L’histoire, c’est sa passion. A 7 ans, alors qu’il est en 3e primaire, son instituteur, M. Pirotte, raconte la guerre des Gaules. « Je revois encore le manuel et les gravures. Ce fut un véritable éblouissement ! J’ai résolu de devenir professeur d’histoire et me suis donc dirigé, “naturellement”, vers des humanités gréco-latines à l’Athénée de Huy. » En 1972, fidèle à son objectif, il s’inscrit en à l’ULg et obtient, en 1976, avec grande distinction, le diplôme de licence en histoire (option Antiquité).

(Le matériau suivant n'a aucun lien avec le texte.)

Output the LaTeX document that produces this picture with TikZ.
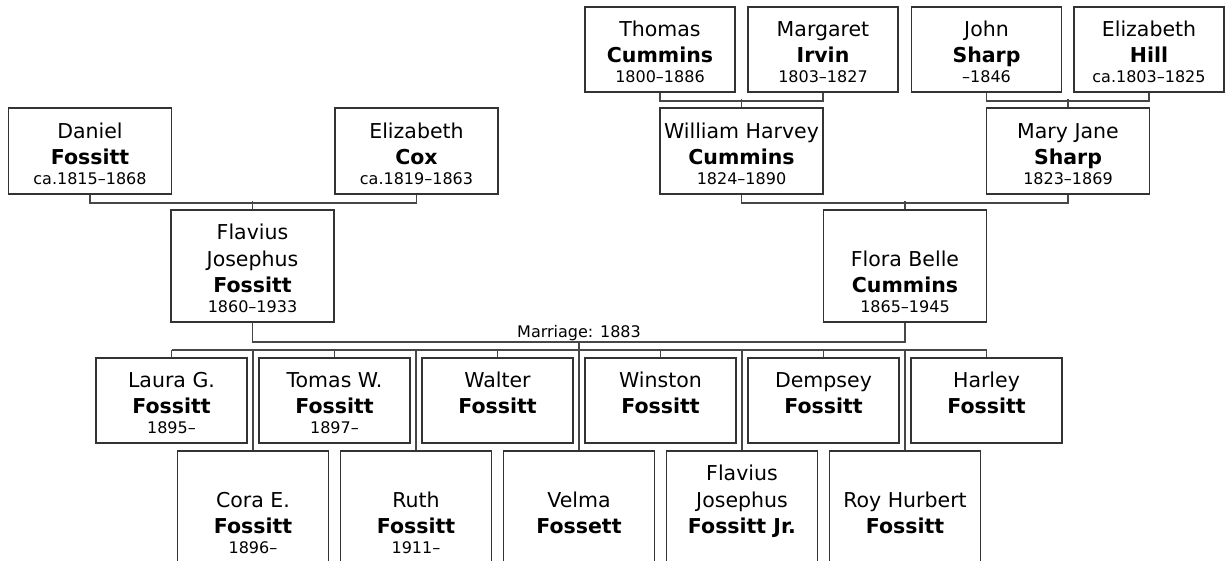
\documentclass[tikz,border=0pt]{standalone}
\usepackage{fontspec}
\setmainfont{DejaVu Sans}
\usetikzlibrary{positioning}

\newcommand{\yrs}[1]{{\fontsize{16}{20}\selectfont\strut#1}}

\begin{document}
\begin{tikzpicture}[
    x=1pt, y=-1pt,
    person/.style={rectangle, draw=black!80, line width=1.9pt, inner sep=0pt},
    ggparent/.style={person, minimum width=150, minimum height=85},
    gparent/.style={person, minimum width=163, minimum height=86},
    parent/.style={person, minimum width=163, minimum height=112},
    child/.style={person, minimum width=151, minimum height=85},
    childlow/.style={person, minimum width=151, minimum height=112},
    who/.style={anchor=south, yshift=4pt, align=center, inner sep=0pt, font=\fontsize{20.5}{26.5}\selectfont},
    link/.style={draw=black!72, line width=1.8pt},
    note/.style={font=\fontsize{16}{20}\selectfont, inner sep=0pt},
]
\useasboundingbox (0,0) rectangle (1227,561);
\fill[white] (0,0) rectangle (1227,561);
\clip (0,0) rectangle (1227,561);

% Great-grandparents
\node[ggparent, label={[who]south:Thomas\\\textbf{Cummins}\\[-6.5pt]\yrs{1800–1886}}] (tcummins) at (660, 49.5) {};
\node[ggparent, label={[who]south:Margaret\\\textbf{Irvin}\\[-6.5pt]\yrs{1803–1827}}] (mirvin) at (823, 49.5) {};
\node[ggparent, label={[who]south:John\\\textbf{Sharp}\\[-6.5pt]\yrs{–1846}}] (jsharp) at (986.5, 49.5) {};
\node[ggparent, label={[who]south:Elizabeth\\\textbf{Hill}\\[-6.5pt]\yrs{ca.1803–1825}}] (ehill) at (1149, 49.5) {};

% Grandparents
\node[gparent, label={[who]south:Daniel\\\textbf{Fossitt}\\[-6.5pt]\yrs{ca.1815–1868}}] (dfossitt) at (90, 151) {};
\node[gparent, label={[who]south:Elizabeth\\\textbf{Cox}\\[-6.5pt]\yrs{ca.1819–1863}}] (ecox) at (416.5, 151) {};
\node[gparent, label={[who]south:William Harvey\\\textbf{Cummins}\\[-6.5pt]\yrs{1824–1890}}] (wcummins) at (741.5, 151) {};
\node[gparent, label={[who]south:Mary Jane\\\textbf{Sharp}\\[-6.5pt]\yrs{1823–1869}}] (msharp) at (1068, 151) {};

% Parents
\node[parent, label={[who]south:Flavius\\Josephus\\\textbf{Fossitt}\\[-6.5pt]\yrs{1860–1933}}] (flavius) at (252.5, 266) {};
\node[parent, label={[who]south:Flora Belle\\\textbf{Cummins}\\[-6.5pt]\yrs{1865–1945}}] (flora) at (905, 266) {};

% Children, upper row
\node[child, label={[who]south:Laura G.\\\textbf{Fossitt}\\[-6.5pt]\yrs{1895–}}] (laura) at (171.5, 400.5) {};
\node[child, label={[who]south:Tomas W.\\\textbf{Fossitt}\\[-6.5pt]\yrs{1897–}}] (tomas) at (334.5, 400.5) {};
\node[child, label={[who]south:Walter\\\textbf{Fossitt}\\[-6.5pt]\yrs{}}] (walter) at (497.5, 400.5) {};
\node[child, label={[who]south:Winston\\\textbf{Fossitt}\\[-6.5pt]\yrs{}}] (winston) at (660.5, 400.5) {};
\node[child, label={[who]south:Dempsey\\\textbf{Fossitt}\\[-6.5pt]\yrs{}}] (dempsey) at (823.5, 400.5) {};
\node[child, label={[who]south:Harley\\\textbf{Fossitt}\\[-6.5pt]\yrs{}}] (harley) at (986.5, 400.5) {};

% Children, lower row
\node[childlow, label={[who]south:Cora E.\\\textbf{Fossitt}\\[-6.5pt]\yrs{1896–}}] (cora) at (253, 507) {};
\node[childlow, label={[who]south:Ruth\\\textbf{Fossitt}\\[-6.5pt]\yrs{1911–}}] (ruth) at (416, 507) {};
\node[childlow, label={[who]south:Velma\\\textbf{Fossett}\\[-6.5pt]\yrs{}}] (velma) at (579, 507) {};
\node[childlow, label={[who]south:Flavius\\Josephus\\\textbf{Fossitt Jr.}\\[-6.5pt]\yrs{}}] (flaviusjr) at (742, 507) {};
\node[childlow, label={[who]south:Roy Hurbert\\\textbf{Fossitt}\\[-6.5pt]\yrs{}}] (roy) at (905, 507) {};

% Parent links
\draw[link] (tcummins.south) -- ++(0,8) -| (mirvin.south);
\draw[link] (wcummins.north) -- ++(0,-8);
\draw[link] (jsharp.south) -- ++(0,8) -| (ehill.south);
\draw[link] (msharp.north) -- ++(0,-8);
\draw[link] (dfossitt.south) -- ++(0,8) -| (ecox.south);
\draw[link] (flavius.north) -- ++(0,-8);
\draw[link] (wcummins.south) -- ++(0,8) -| (msharp.south);
\draw[link] (flora.north) -- ++(0,-8);

% Marriage and children
\coordinate (wed) at (579, 342);
\coordinate (bus) at (579, 350);
\draw[link] (flavius.south) |- (wed) -| (flora.south);
\draw[link] (wed) -- (bus);
\node[note, above=1pt of wed] (wedlabel) {Marriage: 1883};
\draw[link] (laura.north |- bus) -- (harley.north |- bus);
\foreach \kid in {laura, tomas, walter, winston, dempsey, harley, cora, ruth, velma, flaviusjr, roy}
  \draw[link] (\kid.north |- bus) -- (\kid.north);

\end{tikzpicture}
\end{document}
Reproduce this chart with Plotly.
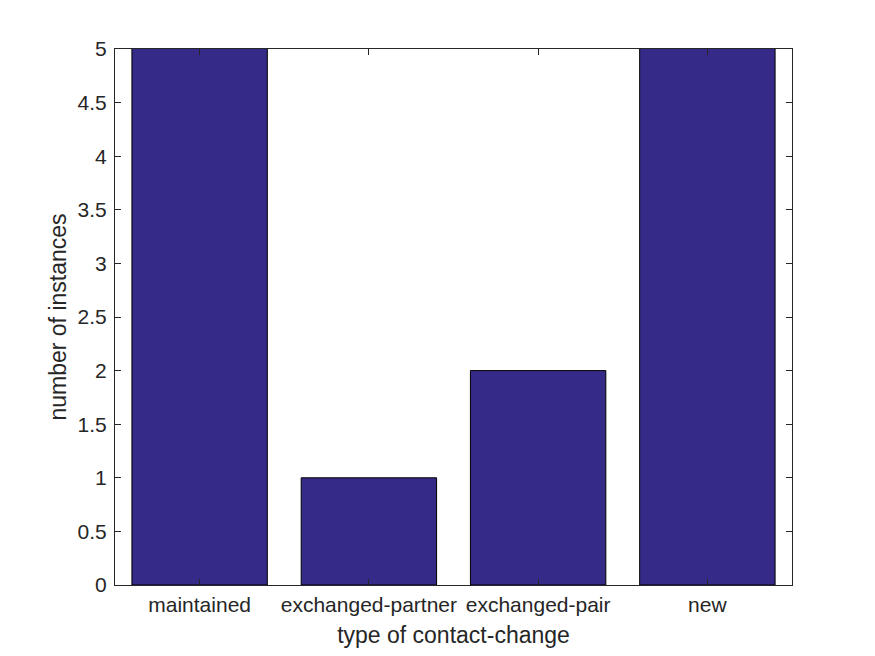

« Je garde un excellent souvenir de mes études et de certains professeurs qui m’ont impressionné : Léon-Ernest Halkin (critique historique), Fernand Vercauteren (histoire médiévale), Jean Lejeune (histoire de Belgique), mais surtout Jean Servais et Jules Labarbe qui donnaient respectivement les cours d’histoire de l’Antiquité grecque et d’institutions grecques. J’ai particulièrement apprécié, en étudiant les auteurs anciens, leur côté “ très humain”, leur sens du témoignage, leur intérêt pour la transmission. »

Même si elle ne l’a pas conduit en salle des profs, Paul Parent estime que sa formation l’a beaucoup aidé dans ses fonctions. « Il me semble que nous sommes bien préparés à envisager la vie comme une suite d’occasions, d’aléas, de détours, qui conduisent les gens à se comporter selon les opportunités et non pas selon les règles d’un système ! »

Ce qui explique sans doute le nombre élevé de criminologues, sociologues ou historiens qui font carrière dans l’administration.